## Provided material
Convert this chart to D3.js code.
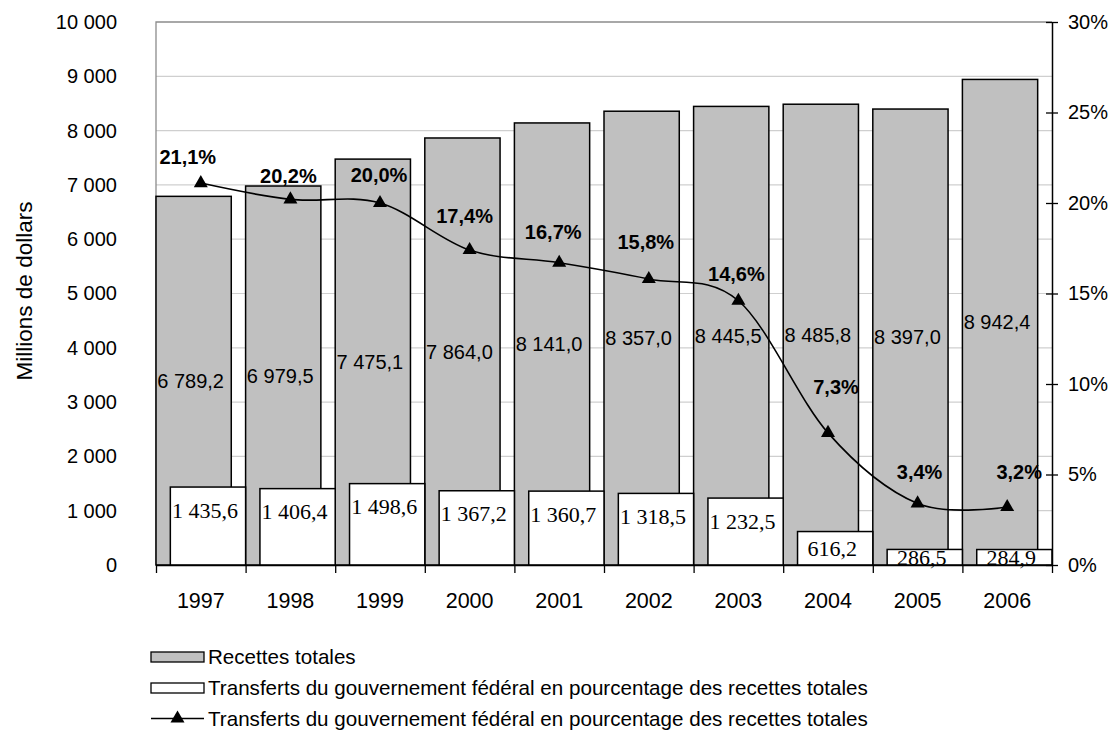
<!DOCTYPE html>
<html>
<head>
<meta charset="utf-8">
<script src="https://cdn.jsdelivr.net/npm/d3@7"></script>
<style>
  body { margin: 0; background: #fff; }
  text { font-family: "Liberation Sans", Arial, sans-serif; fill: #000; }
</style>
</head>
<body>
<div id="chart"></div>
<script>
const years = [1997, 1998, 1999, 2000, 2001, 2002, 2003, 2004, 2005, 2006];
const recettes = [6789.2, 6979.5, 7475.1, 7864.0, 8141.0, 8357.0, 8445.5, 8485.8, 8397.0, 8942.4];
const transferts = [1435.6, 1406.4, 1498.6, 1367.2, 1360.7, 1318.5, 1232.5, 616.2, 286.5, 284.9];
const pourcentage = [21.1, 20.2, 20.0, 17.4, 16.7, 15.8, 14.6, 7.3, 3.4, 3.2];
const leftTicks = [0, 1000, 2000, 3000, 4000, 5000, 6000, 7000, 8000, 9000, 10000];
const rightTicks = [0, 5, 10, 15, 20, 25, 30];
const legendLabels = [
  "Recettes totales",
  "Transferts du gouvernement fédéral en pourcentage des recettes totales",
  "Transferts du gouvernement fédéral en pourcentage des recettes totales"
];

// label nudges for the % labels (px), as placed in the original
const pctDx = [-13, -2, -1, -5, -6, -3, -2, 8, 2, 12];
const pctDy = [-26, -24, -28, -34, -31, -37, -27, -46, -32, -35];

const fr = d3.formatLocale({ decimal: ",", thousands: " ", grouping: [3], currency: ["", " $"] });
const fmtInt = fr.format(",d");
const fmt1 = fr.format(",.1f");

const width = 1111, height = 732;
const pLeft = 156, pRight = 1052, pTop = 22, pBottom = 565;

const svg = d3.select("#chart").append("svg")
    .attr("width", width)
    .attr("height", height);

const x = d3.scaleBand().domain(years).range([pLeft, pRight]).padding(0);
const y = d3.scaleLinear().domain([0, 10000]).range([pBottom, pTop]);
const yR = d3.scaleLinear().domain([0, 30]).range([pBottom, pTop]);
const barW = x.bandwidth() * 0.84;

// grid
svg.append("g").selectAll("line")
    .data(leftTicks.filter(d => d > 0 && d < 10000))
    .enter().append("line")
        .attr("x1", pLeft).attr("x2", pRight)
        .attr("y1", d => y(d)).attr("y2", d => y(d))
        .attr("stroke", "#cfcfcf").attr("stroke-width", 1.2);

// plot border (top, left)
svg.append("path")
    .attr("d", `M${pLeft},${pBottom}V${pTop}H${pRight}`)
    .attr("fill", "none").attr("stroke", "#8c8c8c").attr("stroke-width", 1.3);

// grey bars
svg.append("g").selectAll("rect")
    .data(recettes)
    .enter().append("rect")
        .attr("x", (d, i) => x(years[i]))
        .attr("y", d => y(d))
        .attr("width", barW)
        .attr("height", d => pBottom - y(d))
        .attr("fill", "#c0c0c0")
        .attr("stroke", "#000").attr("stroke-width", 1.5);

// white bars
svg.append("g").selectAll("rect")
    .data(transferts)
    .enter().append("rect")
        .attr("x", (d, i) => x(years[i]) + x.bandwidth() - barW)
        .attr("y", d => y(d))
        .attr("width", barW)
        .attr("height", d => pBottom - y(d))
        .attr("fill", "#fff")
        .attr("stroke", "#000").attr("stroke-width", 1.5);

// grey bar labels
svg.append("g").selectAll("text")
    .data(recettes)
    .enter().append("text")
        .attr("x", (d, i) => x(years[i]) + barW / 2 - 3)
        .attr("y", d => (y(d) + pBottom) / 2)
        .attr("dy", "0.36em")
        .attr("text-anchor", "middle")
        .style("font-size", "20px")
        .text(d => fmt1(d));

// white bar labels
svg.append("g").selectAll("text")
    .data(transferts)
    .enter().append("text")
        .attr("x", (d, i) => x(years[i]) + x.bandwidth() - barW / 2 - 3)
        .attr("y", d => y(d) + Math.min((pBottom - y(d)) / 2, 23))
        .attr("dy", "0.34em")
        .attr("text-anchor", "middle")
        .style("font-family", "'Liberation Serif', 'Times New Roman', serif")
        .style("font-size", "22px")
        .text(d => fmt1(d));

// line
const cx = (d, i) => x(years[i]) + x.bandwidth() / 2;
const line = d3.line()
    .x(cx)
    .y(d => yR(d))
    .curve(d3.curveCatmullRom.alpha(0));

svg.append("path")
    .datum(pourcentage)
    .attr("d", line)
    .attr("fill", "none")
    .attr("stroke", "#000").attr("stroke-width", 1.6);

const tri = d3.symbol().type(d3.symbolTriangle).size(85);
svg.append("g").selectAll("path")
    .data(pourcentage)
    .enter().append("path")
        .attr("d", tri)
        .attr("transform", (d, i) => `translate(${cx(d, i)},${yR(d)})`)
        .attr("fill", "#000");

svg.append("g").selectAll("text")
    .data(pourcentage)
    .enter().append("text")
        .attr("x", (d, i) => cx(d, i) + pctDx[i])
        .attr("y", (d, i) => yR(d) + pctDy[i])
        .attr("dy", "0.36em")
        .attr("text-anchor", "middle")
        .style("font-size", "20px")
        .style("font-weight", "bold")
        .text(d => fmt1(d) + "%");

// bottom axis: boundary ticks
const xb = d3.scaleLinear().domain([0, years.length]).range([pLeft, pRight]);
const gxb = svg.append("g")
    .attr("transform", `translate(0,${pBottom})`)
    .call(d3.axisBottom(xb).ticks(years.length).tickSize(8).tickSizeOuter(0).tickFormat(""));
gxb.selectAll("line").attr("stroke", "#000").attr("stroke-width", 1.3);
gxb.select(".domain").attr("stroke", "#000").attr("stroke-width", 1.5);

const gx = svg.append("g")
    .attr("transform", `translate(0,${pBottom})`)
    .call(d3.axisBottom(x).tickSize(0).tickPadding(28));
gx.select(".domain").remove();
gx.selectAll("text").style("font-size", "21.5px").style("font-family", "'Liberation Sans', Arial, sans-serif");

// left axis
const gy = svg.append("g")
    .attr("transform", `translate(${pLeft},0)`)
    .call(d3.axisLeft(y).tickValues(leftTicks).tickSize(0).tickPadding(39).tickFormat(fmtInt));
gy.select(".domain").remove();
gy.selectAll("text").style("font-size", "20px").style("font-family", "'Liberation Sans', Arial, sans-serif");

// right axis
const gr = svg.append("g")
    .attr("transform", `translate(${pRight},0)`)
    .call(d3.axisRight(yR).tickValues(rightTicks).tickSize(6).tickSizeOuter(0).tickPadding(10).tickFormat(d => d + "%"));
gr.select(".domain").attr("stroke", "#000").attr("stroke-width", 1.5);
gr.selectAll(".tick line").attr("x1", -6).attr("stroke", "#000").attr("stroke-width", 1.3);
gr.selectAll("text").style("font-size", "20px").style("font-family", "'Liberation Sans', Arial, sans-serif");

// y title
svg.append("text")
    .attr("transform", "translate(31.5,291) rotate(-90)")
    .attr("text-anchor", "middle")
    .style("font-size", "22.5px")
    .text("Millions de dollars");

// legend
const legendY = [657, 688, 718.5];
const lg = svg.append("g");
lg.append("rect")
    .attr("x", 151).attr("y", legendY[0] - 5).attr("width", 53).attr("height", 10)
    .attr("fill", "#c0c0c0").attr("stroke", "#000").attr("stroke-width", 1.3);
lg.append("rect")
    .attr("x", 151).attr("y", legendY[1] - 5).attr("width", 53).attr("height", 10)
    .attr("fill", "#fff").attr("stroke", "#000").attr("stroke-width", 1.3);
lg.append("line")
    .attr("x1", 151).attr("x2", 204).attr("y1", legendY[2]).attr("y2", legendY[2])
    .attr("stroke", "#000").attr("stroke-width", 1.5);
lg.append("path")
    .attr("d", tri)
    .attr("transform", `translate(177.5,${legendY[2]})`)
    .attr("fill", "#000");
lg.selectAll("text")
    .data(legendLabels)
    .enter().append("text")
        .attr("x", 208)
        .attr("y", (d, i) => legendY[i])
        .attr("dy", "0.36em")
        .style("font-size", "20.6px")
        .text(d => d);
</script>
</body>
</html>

## What is needed
Where a line above contains the string "chart", copy that line.

## Written solution
Convert this chart to D3.js code.
<div id="chart"></div>
const svg = d3.select("#chart").append("svg")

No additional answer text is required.